Employee monitoring is a valuable tool when done right. The data shows clear benefits: higher organizational productivity, stronger security, better attendance, and early burnout detection. It also shows clear risks: decreased job satisfaction, backlash over employee privacy, and talent loss. The difference is not whether you monitor. It is how. WorkTime provides non-invasive employee monitoring that delivers the benefits without the cons. No screenshots, no keystroke content, no personal data captured. Just productivity analytics, attendance tracking, and burnout detection that works for employers and employees alike.

FAQs

Does employee monitoring increase productivity?
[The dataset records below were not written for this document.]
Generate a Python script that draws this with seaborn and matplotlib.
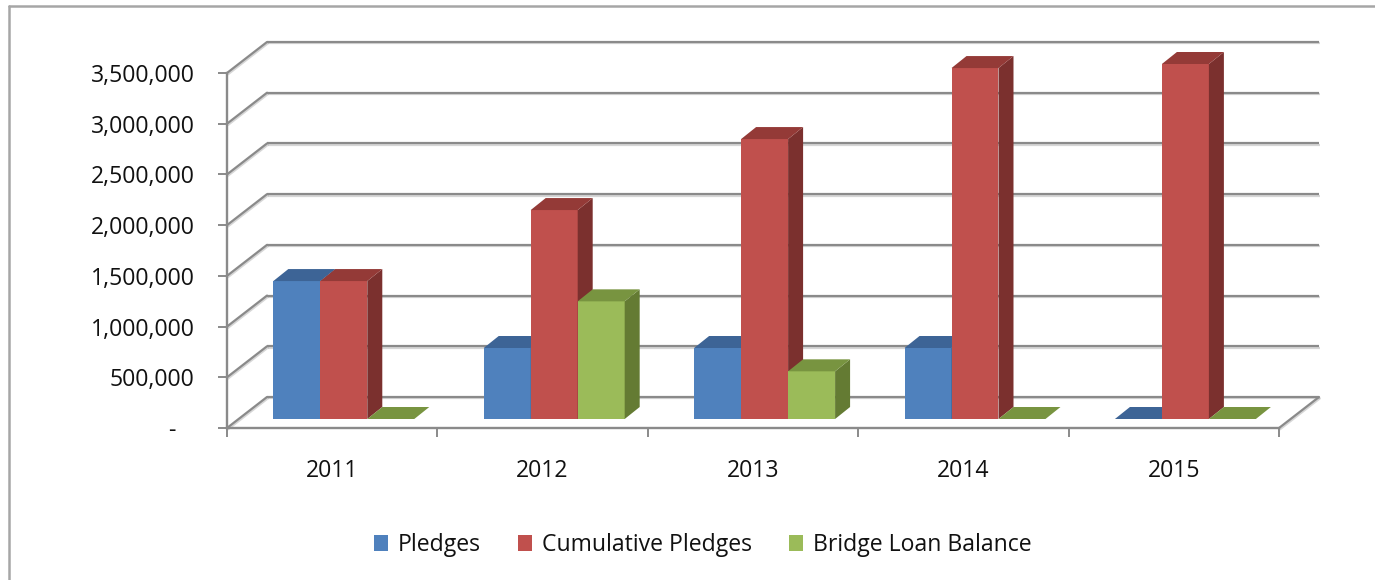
import numpy as np
import pandas as pd
import matplotlib
matplotlib.use("Agg")
import matplotlib.pyplot as plt
import seaborn as sns
from matplotlib.patches import Polygon, Patch
from matplotlib.lines import Line2D
from matplotlib.colors import to_hex
import matplotlib.patheffects as pe

# ---------------- data ----------------
years = ["2011", "2012", "2013", "2014", "2015"]
series = ["Pledges", "Cumulative Pledges", "Bridge Loan Balance"]
pledges = [1360000, 700000, 700000, 700000, 0]
cumulative = [1360000, 2060000, 2760000, 3460000, 3500000]
bridge = [0, 1160000, 470000, 0, 0]
y_ticks = [0, 500000, 1000000, 1500000, 2000000, 2500000, 3000000, 3500000]
y_tick_labels = ["-   ", "500,000", "1,000,000", "1,500,000", "2,000,000",
                 "2,500,000", "3,000,000", "3,500,000"]

colors_front = ["#4F81BD", "#C0504D", "#9BBB59"]
colors_top = ["#3D6496", "#943A37", "#789440"]
colors_side = ["#385D8A", "#7B302E", "#647B33"]
grid_color = "#8A8A8A"
text_color = "#111111"

df = pd.DataFrame({
    "Year": years * 3,
    "Series": [s for s in series for _ in years],
    "Value": pledges + cumulative + bridge,
})

sns.set_style("white")
plt.rcParams["font.family"] = ["Open Sans", "DejaVu Sans"]
FS = 16.6

W, H = 1375, 580
fig = plt.figure(figsize=(W / 100, H / 100), dpi=100)

# frame geometry (pixels)
L, R, B, T = 227, 1279, 428, 73
wall_dx, wall_dy = 40.0, 31.0      # depth of whole floor
bar_off = (11.6, 9.0)              # front face plane of the bars
bar_dx, bar_dy = 15.0, 12.0        # bar depth

ymax = 3500000
ax = fig.add_axes([L / W, 1 - B / H, (R - L) / W, (B - T) / H])
axb = fig.add_axes([(L + bar_off[0]) / W, 1 - (B - bar_off[1]) / H,
                    (R - L) / W, (B - T) / H])

px_per_cat = (R - L) / len(years)
px_per_val = (B - T) / ymax

# ---------------- frame / walls ----------------
ax.set_xlim(-0.5, len(years) - 0.5)
ax.set_ylim(0, ymax)
ax.set_facecolor("none")
DX = wall_dx / px_per_cat
DY = wall_dy / px_per_val
shadow = [pe.SimpleLineShadow(offset=(0.6, -1.0), shadow_color="#9a9a9a", alpha=0.4),
          pe.Normal()]
x0, x1 = -0.5, len(years) - 0.5
for lvl in y_ticks:
    ax.plot([x0 + DX, x1 + DX], [lvl + DY, lvl + DY], color=grid_color, lw=1.6,
            clip_on=False, zorder=1, path_effects=shadow, solid_capstyle="butt")
    ax.plot([x0, x0 + DX], [lvl, lvl + DY], color=grid_color, lw=1.6,
            clip_on=False, zorder=1, path_effects=shadow)
ax.plot([x1, x1 + DX], [0, DY], color=grid_color, lw=1.6, clip_on=False,
        zorder=1, path_effects=shadow)

for side in ["top", "right"]:
    ax.spines[side].set_visible(False)
for side in ["left", "bottom"]:
    ax.spines[side].set_color(grid_color)
    ax.spines[side].set_linewidth(1.7)

ax.set_yticks(y_ticks, y_tick_labels)
ax.set_xticks(range(len(years)), years)
ax.set_xticks(np.arange(-0.5, len(years), 1.0), minor=True)
ax.tick_params(axis="y", which="major", direction="out", length=6.5, width=1.4,
               color=grid_color, pad=17, labelsize=FS, labelcolor=text_color, left=True)
ax.tick_params(axis="x", which="major", length=0, pad=22, labelsize=FS,
               labelcolor=text_color)
ax.tick_params(axis="x", which="minor", direction="out", length=6.5, width=1.4,
               color=grid_color, bottom=True)
ax.set_xlabel("")
ax.set_ylabel("")

# ---------------- bars ----------------
sns.barplot(data=df, x="Year", y="Value", hue="Series", order=years,
            hue_order=series, palette=colors_front, saturation=1, width=0.67,
            gap=0, errorbar=None, legend=False, ax=axb, edgecolor="none",
            linewidth=0)
axb.set_xlim(-0.5, len(years) - 0.5)
axb.set_ylim(0, ymax)
axb.axis("off")
axb.patch.set_alpha(0)

ddx = bar_dx / px_per_cat
ddy = bar_dy / px_per_val
front_hex = [c.lower() for c in colors_front]
for p in list(axb.patches):
    j = front_hex.index(to_hex(p.get_facecolor()).lower())
    z = 3 + j
    bx0 = p.get_x()
    bx1 = bx0 + p.get_width()
    h = p.get_height()
    p.set_zorder(z)
    side = Polygon([(bx1, 0), (bx1 + ddx, ddy), (bx1 + ddx, h + ddy), (bx1, h)],
                   closed=True, facecolor=colors_side[j], edgecolor="none",
                   zorder=z, clip_on=False)
    top = Polygon([(bx0, h), (bx1, h), (bx1 + ddx, h + ddy), (bx0 + ddx, h + ddy)],
                  closed=True, facecolor=colors_top[j], edgecolor="none",
                  zorder=z, clip_on=False)
    axb.add_patch(side)
    axb.add_patch(top)
    p.set_clip_on(False)

# ---------------- legend ----------------
handles = [Patch(facecolor=c, edgecolor="none") for c in colors_front]
fig.legend(handles, series, loc="center", bbox_to_anchor=(703 / W, 1 - 545 / H),
           ncol=3, frameon=False, fontsize=FS, handlelength=0.6,
           handleheight=0.7, handletextpad=0.45, columnspacing=1.6,
           labelcolor=text_color)

# ---------------- outer border ----------------
fig.add_artist(Line2D([9 / W, 1.0], [1 - 6 / H, 1 - 6 / H], transform=fig.transFigure,
                      color="#A6A6A6", lw=1.8))
fig.add_artist(Line2D([9 / W, 9 / W], [0.0, 1 - 6 / H], transform=fig.transFigure,
                      color="#A6A6A6", lw=1.8))

fig.savefig("out.png", dpi=100)
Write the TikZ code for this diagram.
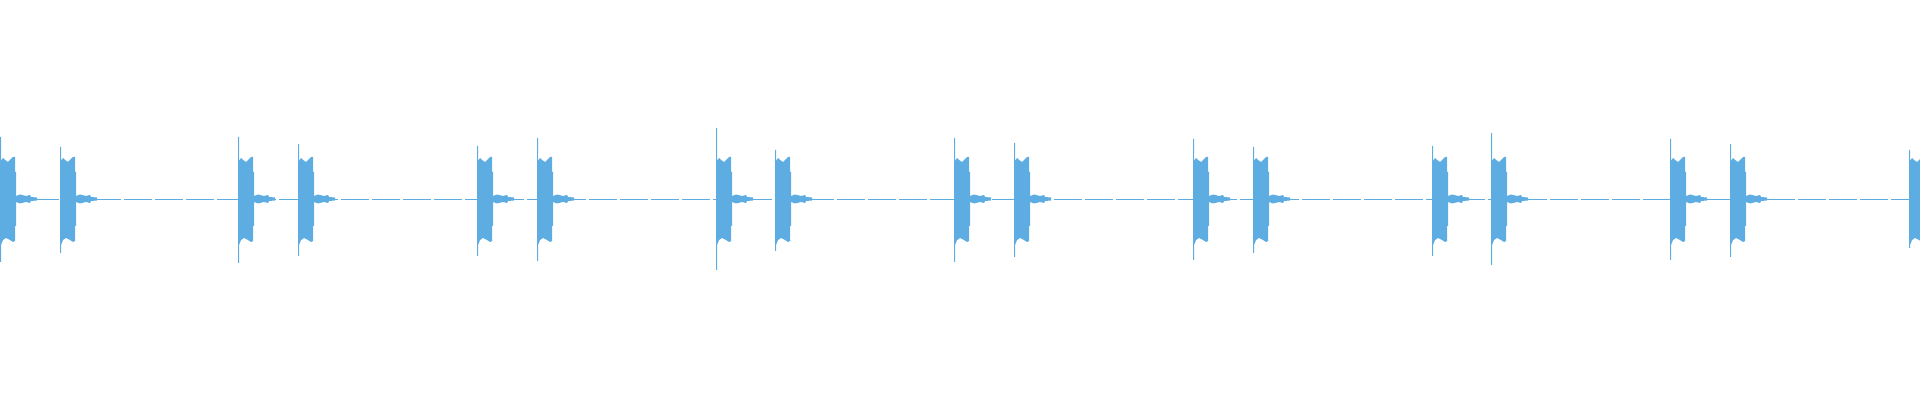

Yes, when done transparently. Research shows a 22% productivity improvement with clear monitoring policies (AMA), and 81% of companies report increased output. However, invasive monitoring can reduce productivity by 9-10% annually (HBR, 2024). Non-invasive employee monitoring that measures outcomes rather than activity produces the best results.

Is employee monitoring legal?

Yes, in the United States, under federal law, employers may do so if they have a legitimate business purpose. The Electronic Communications Privacy Act allows monitoring with proper notice. However, local laws vary. New York, Connecticut, and Delaware require written disclosure. California's CCPA imposes data minimization requirements. Employers should always obtain informed consent and limit data collection to work activities during scheduled hours.

How do employees respond to being monitored?

It depends on the approach. About 51% feel micromanaged under invasive monitoring (APA), and 54% would consider quitting over increased surveillance. But transparency changes the equation. Gartner found that comfort rises from 30% to over 50% when employees understand what is tracked and why. Giving workers access to their own data and using monitoring for coaching rather than punishment drives acceptance.